| DATA |
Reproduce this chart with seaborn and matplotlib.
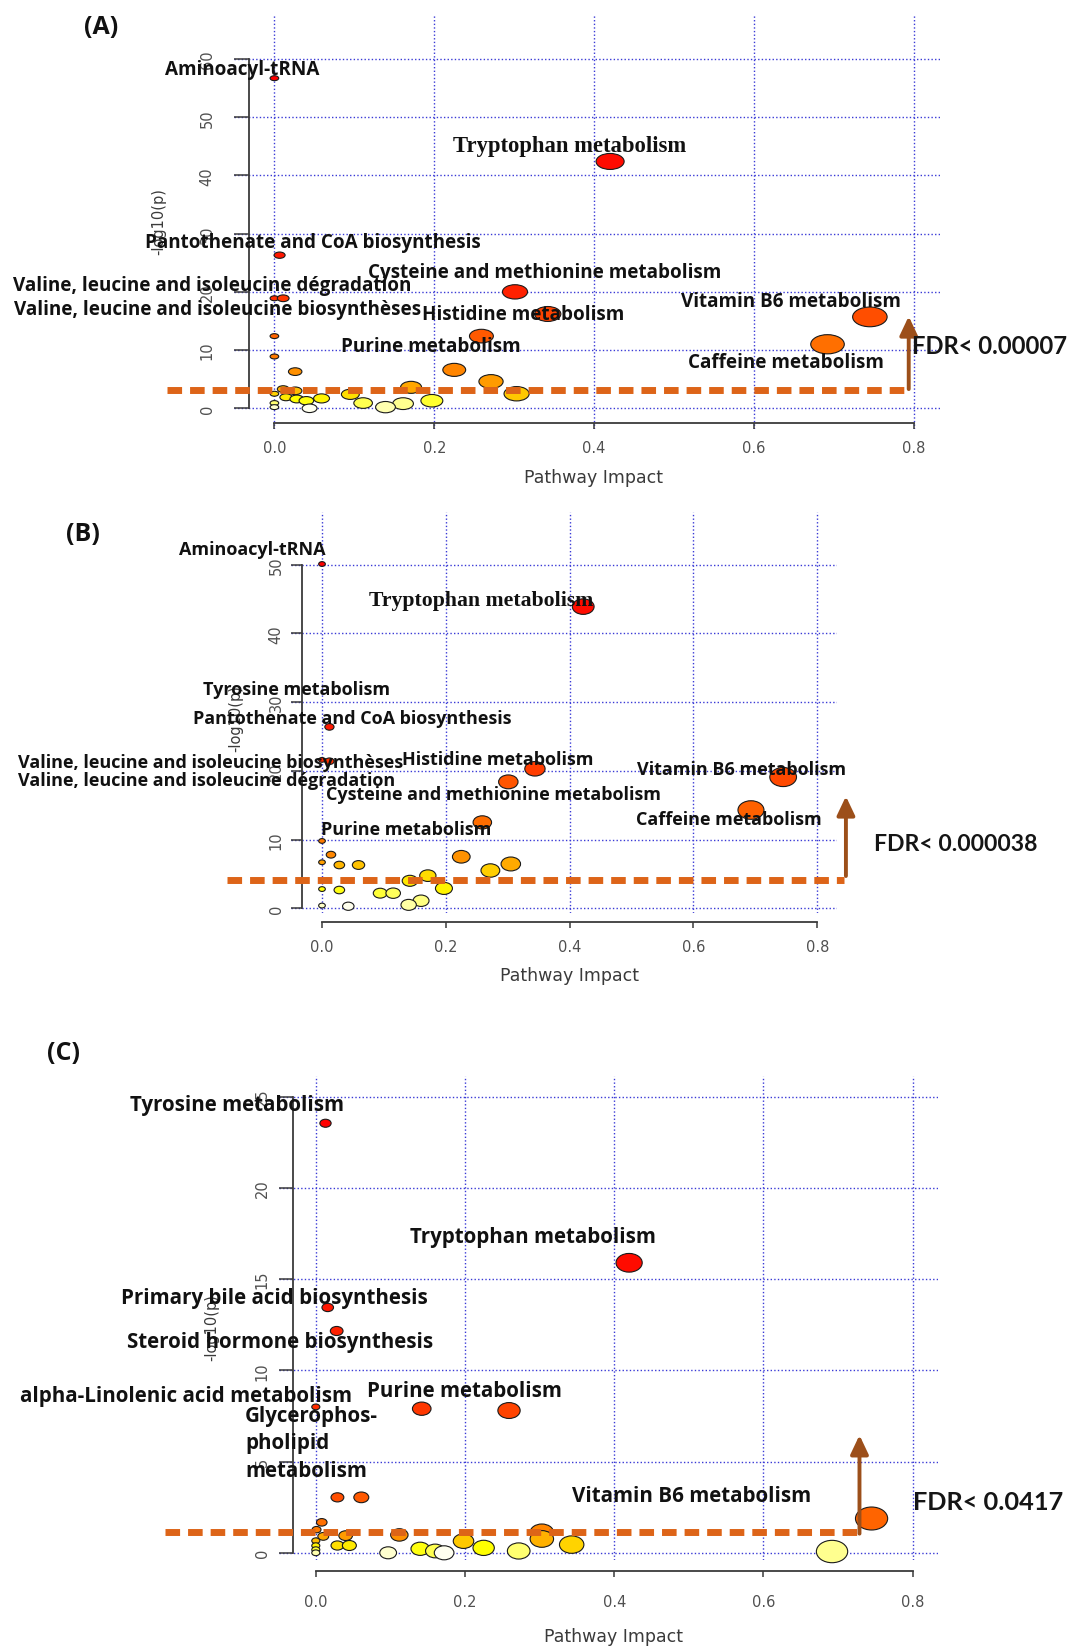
import colorsys
import numpy as np
import pandas as pd
import matplotlib
matplotlib.use("Agg")
import matplotlib.pyplot as plt
import seaborn as sns
from matplotlib.path import Path
from matplotlib.transforms import Affine2D

# ---------------------------------------------------------------- data
x_ticks = [0.0, 0.2, 0.4, 0.6, 0.8]

# (A) pathway impact / -log10(p)
a_impact = [0.000, 0.420, 0.0065, 0.301, 0.000, 0.011, 0.342, 0.745, 0.259, 0.000,
            0.692, 0.000, 0.225, 0.026, 0.271, 0.171, 0.011, 0.026, 0.095, 0.303,
            0.000, 0.0145, 0.059, 0.028, 0.040, 0.197, 0.111, 0.161, 0.000, 0.139,
            0.000, 0.044]
a_logp = [56.7, 42.4, 26.3, 20.0, 18.9, 18.9, 16.2, 15.7, 12.4, 12.4,
          11.0, 8.9, 6.6, 6.3, 4.6, 3.6, 3.3, 3.0, 2.4, 2.5,
          2.5, 1.9, 1.7, 1.6, 1.3, 1.3, 0.9, 0.8, 0.9, 0.2,
          0.2, 0.0]
a_yticks = [0, 10, 20, 30, 40, 50, 60]
a_cutoff = 3.2
a_fdr = "FDR< 0.00007"

# (B)
b_impact = [0.000, 0.422, 0.012, 0.000, 0.012, 0.344, 0.745, 0.301, 0.693, 0.259,
            0.000, 0.0145, 0.225, 0.000, 0.305, 0.028, 0.059, 0.272, 0.171, 0.142,
            0.197, 0.000, 0.028, 0.094, 0.115, 0.160, 0.140, 0.000, 0.0425]
b_logp = [50.1, 43.9, 26.4, 21.6, 21.4, 20.3, 19.1, 18.4, 14.3, 12.5,
          9.8, 7.8, 7.5, 6.7, 6.45, 6.3, 6.3, 5.5, 4.75, 4.0,
          2.9, 2.8, 2.66, 2.2, 2.2, 1.1, 0.5, 0.4, 0.3]
b_yticks = [0, 10, 20, 30, 40, 50]
b_cutoff = 4.1
b_fdr = "FDR< 0.000038"

# (C)
c_impact = [0.013, 0.420, 0.016, 0.028, 0.000, 0.142, 0.259, 0.029, 0.061, 0.745,
            0.008, 0.001, 0.303, 0.112, 0.040, 0.010, 0.303, 0.000, 0.198, 0.029,
            0.045, 0.343, 0.000, 0.225, 0.140, 0.000, 0.160, 0.272, 0.692, 0.000,
            0.097, 0.172]
c_logp = [23.55, 15.9, 13.45, 12.16, 8.0, 7.9, 7.8, 3.04, 3.04, 1.88,
          1.67, 1.27, 1.12, 0.98, 0.94, 0.9, 0.76, 0.66, 0.64, 0.4,
          0.4, 0.45, 0.39, 0.27, 0.22, 0.17, 0.1, 0.1, 0.07, 0.0,
          0.0, 0.0]
c_yticks = [0, 5, 10, 15, 20, 25]
c_cutoff = 1.16
c_fdr = "FDR< 0.0417"

# pathway names: (text, x, y, font)
a_labels = [
    ("Aminoacyl-tRNA", -0.1374, 58.3, "sans"),
    ("Tryptophan metabolism", 0.2232, 45.1, "serif"),
    ("Pantothenate and CoA biosynthesis", -0.1615, 28.5, "sans"),
    ("Cysteine and methionine metabolism", 0.1177, 23.4, "sans"),
    ("Valine, leucine and isoleucine dégradation", -0.3269, 21.1, "sans"),
    ("Valine, leucine and isoleucine biosynthèses", -0.3260, 17.1, "sans"),
    ("Histidine metabolism", 0.1844, 16.2, "sans"),
    ("Purine metabolism", 0.0832, 10.75, "sans"),
    ("Vitamin B6 metabolism", 0.5090, 18.5, "sans"),
    ("Caffeine metabolism", 0.5173, 8.0, "sans"),
]
b_labels = [
    ("Aminoacyl-tRNA", -0.2310, 52.3, "sans"),
    ("Tryptophan metabolism", 0.0761, 44.8, "serif"),
    ("Tyrosine metabolism", -0.1930, 31.9, "sans"),
    ("Pantothenate and CoA biosynthesis", -0.2076, 27.7, "sans"),
    ("Valine, leucine and isoleucine biosynthèses", -0.4913, 21.3, "sans"),
    ("Histidine metabolism", 0.1296, 21.7, "sans"),
    ("Valine, leucine and isoleucine dégradation", -0.4913, 18.7, "sans"),
    ("Cysteine and methionine metabolism", 0.0071, 16.6, "sans"),
    ("Purine metabolism", -0.0016, 11.5, "sans"),
    ("Vitamin B6 metabolism", 0.5087, 20.3, "sans"),
    ("Caffeine metabolism", 0.5074, 13.0, "sans"),
]
c_labels = [
    ("Tyrosine metabolism", -0.2488, 24.58, "sans"),
    ("Tryptophan metabolism", 0.1260, 17.36, "sans"),
    ("Primary bile acid biosynthesis", -0.2609, 13.98, "sans"),
    ("Steroid hormone biosynthesis", -0.2535, 11.6, "sans"),
    ("alpha-Linolenic acid metabolism", -0.3970, 8.62, "sans"),
    ("Purine metabolism", 0.0682, 8.92, "sans"),
    ("Glycerophos-\npholipid\nmetabolism", -0.0946, 6.04, "sans"),
    ("Vitamin B6 metabolism", 0.3436, 3.13, "sans"),
]

# ---------------------------------------------------------------- layout
W, H, DPI = 1080, 1649, 100
panels = [
    dict(tag="(A)", tag_xy=(101, 27), impact=a_impact, logp=a_logp, yticks=a_yticks,
         cutoff=a_cutoff, fdr=a_fdr, labels=a_labels,
         box=(234, 15, 940, 430), x0=274.4, xppu=799.3, y0=409.3, yppu=5.822,
         yspine=248.6, xspine=424, ytick_len=14.6, ytick_pad=14, xtick_pad=8,
         aspect=1.75, label_size=13.6, serif_size=16.3, fdr_size=17.2,
         dash_x=(-0.1343, 0.7914), arrow=(0.7936, 3.3, 15.8), fdr_xy=(0.798, 10.75),
         ylab_xy=(-0.1441, 32.2), xlab_xy=(0.399, -11.8)),
    dict(tag="(B)", tag_xy=(83, 535), impact=b_impact, logp=b_logp, yticks=b_yticks,
         cutoff=b_cutoff, fdr=b_fdr, labels=b_labels,
         box=(291, 513, 837, 914), x0=322.0, xppu=619.0, y0=909.3, yppu=6.872,
         yspine=302.3, xspine=922.7, ytick_len=11.3, ytick_pad=5.4, xtick_pad=8,
         aspect=1.4, label_size=13.0, serif_size=15.7, fdr_size=16.6,
         dash_x=(-0.1535, 0.8433), arrow=(0.8464, 4.7, 16.3), fdr_xy=(0.891, 9.36),
         ylab_xy=(-0.139, 27.8), xlab_xy=(0.4006, -9.7)),
    dict(tag="(C)", tag_xy=(64, 1054), impact=c_impact, logp=c_logp, yticks=c_yticks,
         cutoff=c_cutoff, fdr=c_fdr, labels=c_labels,
         box=(279, 1077, 938, 1561), x0=315.8, xppu=746.0, y0=1553.8, yppu=18.24,
         yspine=292.7, xspine=1572.4, ytick_len=13.7, ytick_pad=6.7, xtick_pad=11.5,
         aspect=1.4, label_size=14.8, serif_size=14.8, fdr_size=18.3,
         dash_x=(-0.2021, 0.7304), arrow=(0.7288, 1.05, 6.45), fdr_xy=(0.801, 2.79),
         ylab_xy=(-0.139, 12.4), xlab_xy=(0.3997, -4.58)),
]

GRID = "#3a3ad6"
AXIS = "#3a3a3a"
TICKTXT = "#505050"
CUT = "#DD6418"
ARROW = "#9C4F1A"
LABEL_FONT = ["Open Sans", "DejaVu Sans"]
SERIF_FONT = ["Liberation Serif", "DejaVu Serif"]

sns.set_theme(style="white")
plt.rcParams["font.family"] = ["DejaVu Sans"]


def heat_colors(n):
    """Red -> yellow -> near-white ramp, in the manner of R's heat.colors()."""
    j = n // 4
    i = n - j
    cols = [colorsys.hsv_to_rgb(h, 1.0, 1.0) for h in np.linspace(0, 1 / 6, i)]
    if j > 0:
        cols += [colorsys.hsv_to_rgb(1 / 6, s, 1.0)
                 for s in np.linspace(1 - 1 / (2 * j), 1 / (2 * j), j)]
    return cols


def bubble_radius(impact):
    """Circle radius (in impact units) grows with sqrt(impact)."""
    sq = np.sqrt(np.asarray(impact, float))
    lo, hi = sq.min(), sq.max()
    r_max, r_min = (hi - lo) / 40, (hi - lo) / 160
    return r_min + (r_max - r_min) * (sq - lo) / (hi - lo)


fig = plt.figure(figsize=(W / DPI, H / DPI), dpi=DPI)
fig.patch.set_facecolor("white")

for p in panels:
    left, top, right, bottom = p["box"]
    ax = fig.add_axes([left / W, 1 - bottom / H, (right - left) / W, (bottom - top) / H])
    x0, xppu, y0, yppu = p["x0"], p["xppu"], p["y0"], p["yppu"]
    ax.set_xlim((left - x0) / xppu, (right - x0) / xppu)
    ax.set_ylim((y0 - bottom) / yppu, (y0 - top) / yppu)
    ax.set_facecolor("none")

    df = pd.DataFrame({"impact": p["impact"], "logp": p["logp"]})
    df = df.sort_values("logp", ascending=False, kind="stable").reset_index(drop=True)
    df["rank"] = np.arange(len(df))
    colors = heat_colors(len(df))
    palette = {k: colors[k] for k in df["rank"]}
    width_px = 2 * bubble_radius(df["impact"]) * xppu
    df["area"] = (width_px * 72 / DPI) ** 2
    amin, amax = df["area"].min(), df["area"].max()

    ellipse = Affine2D().scale(p["aspect"], 1.0).transform_path(Path.unit_circle())
    sns.scatterplot(data=df, x="impact", y="logp", hue="rank", palette=palette,
                    size="area", sizes=(amin, amax), size_norm=(amin, amax),
                    marker=ellipse, edgecolor="#1a1a1a", linewidth=0.8,
                    legend=False, ax=ax, zorder=3, clip_on=False)

    # grid and R-style detached axes
    ax.set_xticks(x_ticks)
    ax.set_xticklabels([f"{t:.1f}" for t in x_ticks])
    ax.set_yticks(p["yticks"])
    ax.set_yticklabels([str(t) for t in p["yticks"]])
    ax.grid(True, color=GRID, linestyle=(0, (1, 1.6)), linewidth=1.0)
    ax.set_axisbelow(True)
    for s in ("top", "right"):
        ax.spines[s].set_visible(False)
    ax.spines["left"].set_position(("data", (p["yspine"] - x0) / xppu))
    ax.spines["left"].set_bounds(p["yticks"][0], p["yticks"][-1])
    ax.spines["bottom"].set_position(("data", (y0 - p["xspine"]) / yppu))
    ax.spines["bottom"].set_bounds(x_ticks[0], x_ticks[-1])
    for s in ("left", "bottom"):
        ax.spines[s].set_color(AXIS)
        ax.spines[s].set_linewidth(1.3)
    ax.tick_params(axis="x", length=4.5, width=1.1, color=AXIS, direction="out",
                   pad=p["xtick_pad"], labelsize=10.5, labelcolor=TICKTXT, bottom=True)
    ax.tick_params(axis="y", length=p["ytick_len"] * 0.72, width=1.1, color=AXIS,
                   direction="out", pad=p["ytick_pad"], labelsize=10.5,
                   labelcolor=TICKTXT, labelrotation=90, left=True)
    for t in ax.get_yticklabels():
        t.set_verticalalignment("center")
    ax.set_xlabel("")
    ax.set_ylabel("")

    ax.text(*p["xlab_xy"], "Pathway Impact", ha="center", va="center", fontsize=12.5,
            color="#3a3a3a", clip_on=False)
    ax.text(*p["ylab_xy"], "-log10(p)", ha="center", va="center", rotation=90,
            fontsize=10.5, color="#3a3a3a", clip_on=False)

    # significance cut-off and arrow
    ax.plot(p["dash_x"], [p["cutoff"], p["cutoff"]], color=CUT, lw=5,
            dashes=(2.1, 1.15), solid_capstyle="butt", dash_capstyle="butt",
            zorder=4, clip_on=False)
    ax_x, ay0, ay1 = p["arrow"]
    ax.annotate("", xy=(ax_x, ay1), xytext=(ax_x, ay0), annotation_clip=False,
                arrowprops=dict(arrowstyle="-|>,head_length=0.95,head_width=0.45",
                                color=ARROW, lw=2.8, shrinkA=0, shrinkB=0),
                zorder=5)
    ax.text(*p["fdr_xy"], p["fdr"], ha="left", va="center", fontsize=p["fdr_size"],
            family=["Lato", "DejaVu Sans"], weight="bold", color="#151515",
            clip_on=False, zorder=6)

    for text, lx, ly, kind in p["labels"]:
        if kind == "serif":
            ax.text(lx, ly, text, ha="left", va="center", fontsize=p["serif_size"],
                    family=SERIF_FONT, weight="bold", color="#111111",
                    clip_on=False, zorder=6)
        else:
            ax.text(lx, ly, text, ha="left", va="center", fontsize=p["label_size"],
                    family=LABEL_FONT, weight="bold", color="#111111",
                    linespacing=1.4, clip_on=False, zorder=6)

    fig.text(p["tag_xy"][0] / W, 1 - p["tag_xy"][1] / H, p["tag"], ha="center",
             va="center", fontsize=18, family=LABEL_FONT, weight="bold",
             color="#111111")

fig.savefig("out.png", dpi=DPI, facecolor="white")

| WHAT THIS TASK INVOLVES |
Pictures are excluded: retype only the lines from the beginning of the listing above through the line with "x_ticks = [0.0, 0.2, 0.4, 0.6, 0.8]", both included.

| EXERCISE RESULT |
Reproduce this chart with seaborn and matplotlib.
import colorsys
import numpy as np
import pandas as pd
import matplotlib
matplotlib.use("Agg")
import matplotlib.pyplot as plt
import seaborn as sns
from matplotlib.path import Path
from matplotlib.transforms import Affine2D

# ---------------------------------------------------------------- data
x_ticks = [0.0, 0.2, 0.4, 0.6, 0.8]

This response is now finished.